Last woman to be publicly hanged in Britain

Frances Kidder (c. 1843 – 2 April 1868) was the last woman to be publicly hanged in Britain. She was convicted of murdering her stepdaughter, Louisa Kidder-Staples.

==Crime==
In 1865 Frances Turner married William Kidder, the father of her illegitimate child. She discovered only afterwards that he had another child, Louisa. A neighbour reported that when her husband was away, he could often hear Kidder beating her new stepdaughter.

In August 1867, Kidder was visiting her parents at New Romney.
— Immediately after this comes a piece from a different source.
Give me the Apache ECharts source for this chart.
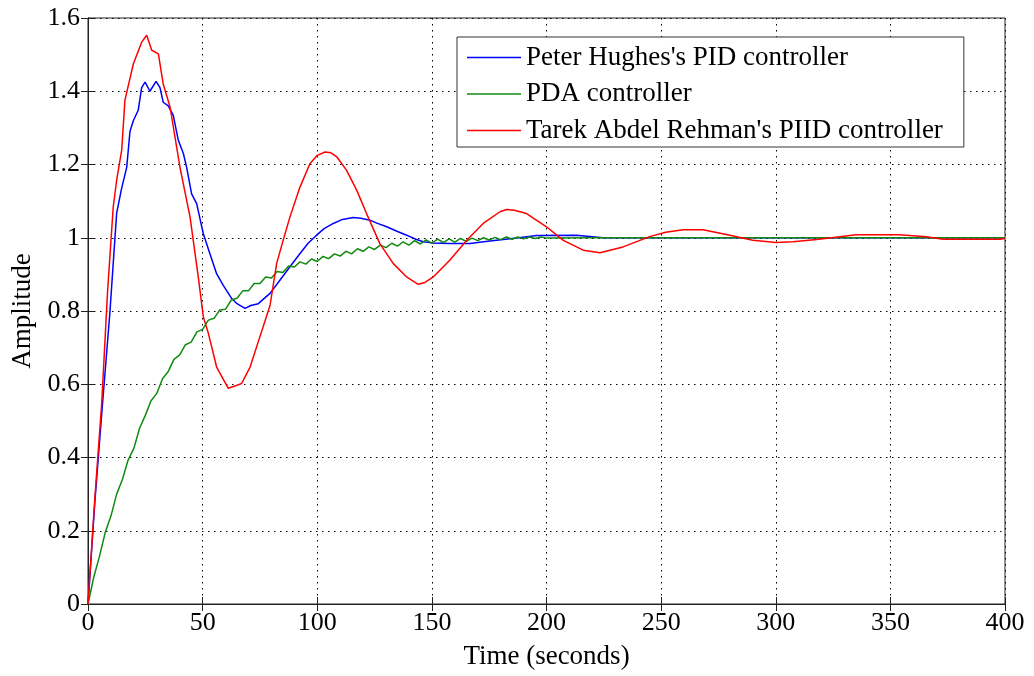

She took Louisa (then aged eleven) out on a walk, but returned to the house alone, claiming that the girl had fallen accidentally into a ditch. Her mother and husband found her behaviour suspicious, and she was quickly taken into police custody. A search was made for Louisa, whose body was soon found lying in a pool of water in a ditch.

Kidder was remanded in custody until her trial could take place at the Kent Spring Assize, where she was convicted of murder on 12 March 1868. During the trial witnesses (including her mother, father, husband and sister) gave damaging evidence about her hatred for Louisa. The jury, directed by Mr Justice Byles, returned their guilty verdict in only 12 minutes, concluding that she had deliberately drowned Louisa. She later admitted that she had indeed murdered the girl, although she claimed that it was not premeditated.

Kidder was executed in front of Maidstone Gaol at 12 noon on 2 April 1868, aged twenty-five. Around 2,000 people, including her husband (who was by this time living with her sister), are reported to have witnessed the execution performed by hangman William Calcraft.